Market watchers said the Bank of Korea may trim down its gross domestic product growth outlook by 0.2 to 0.4 percentage point from its early projection of 4 percent at a scheduled policy meeting on Thursday.
“The Korean economy exhibited a delayed economic recovery with ongoing impacts of the Sewol ferry tragedy,” the KDI said in a monthly report released on Sunday.
Separately, the Korea Development Institute, a state-run think tank, recently downgraded its 2014 GDP growth target to 3.7 percent from 3.9 percent, citing negative impacts from sluggish consumption in the private sector.
The Korea Institute of Finance also lowered its growth projection 0.1 percentage point based on the expected decline in spending sentiment in the wake of the sunken ferry disaster.
Another reason for the downgrade, analysts say, is the continuing strength of the local currency.

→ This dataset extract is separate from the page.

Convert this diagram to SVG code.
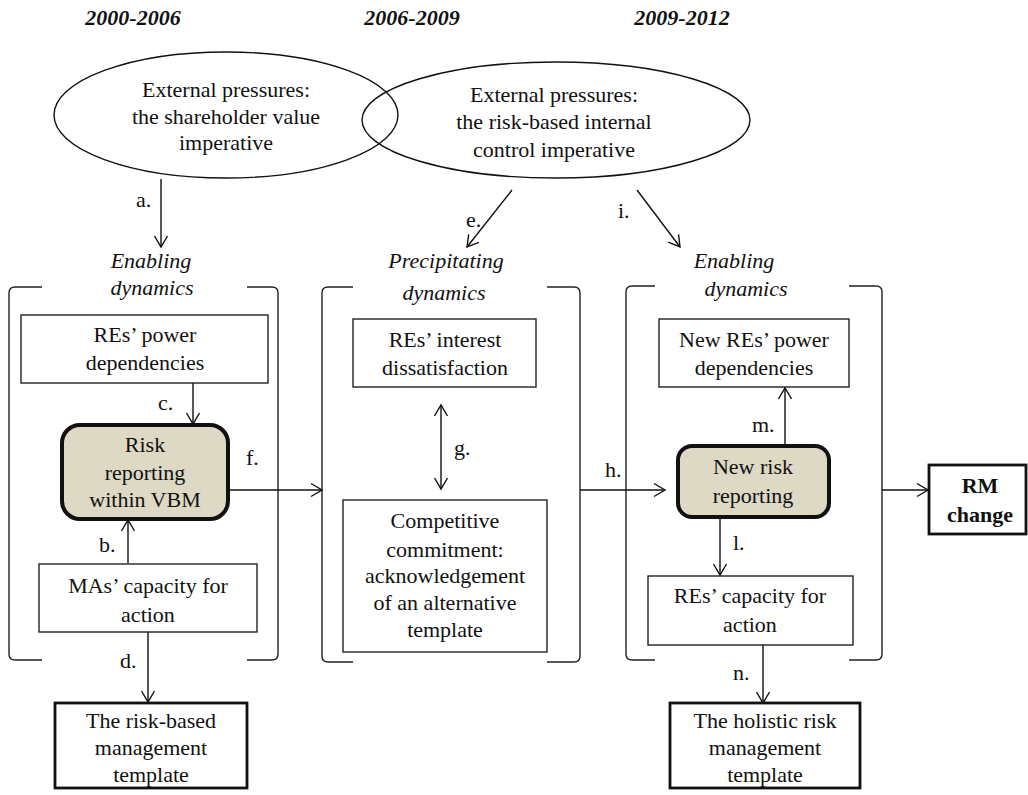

The Korean won has gained some 12 percent against the greenback in the past year. The gain has further accelerated in recent months and is now raising worries among exporters about weakening price competitiveness.
The series of downgrades in GDP forecasts have fanned speculation that the central bank may cut its key benchmark rate as a precautionary measure to maintain growth in Asia’s fourth-largest economy. But the prevailing view is that the central bank is likely to leave its benchmark interest rate unchanged at 2.50 percent at the monthly monetary committee meeting this week.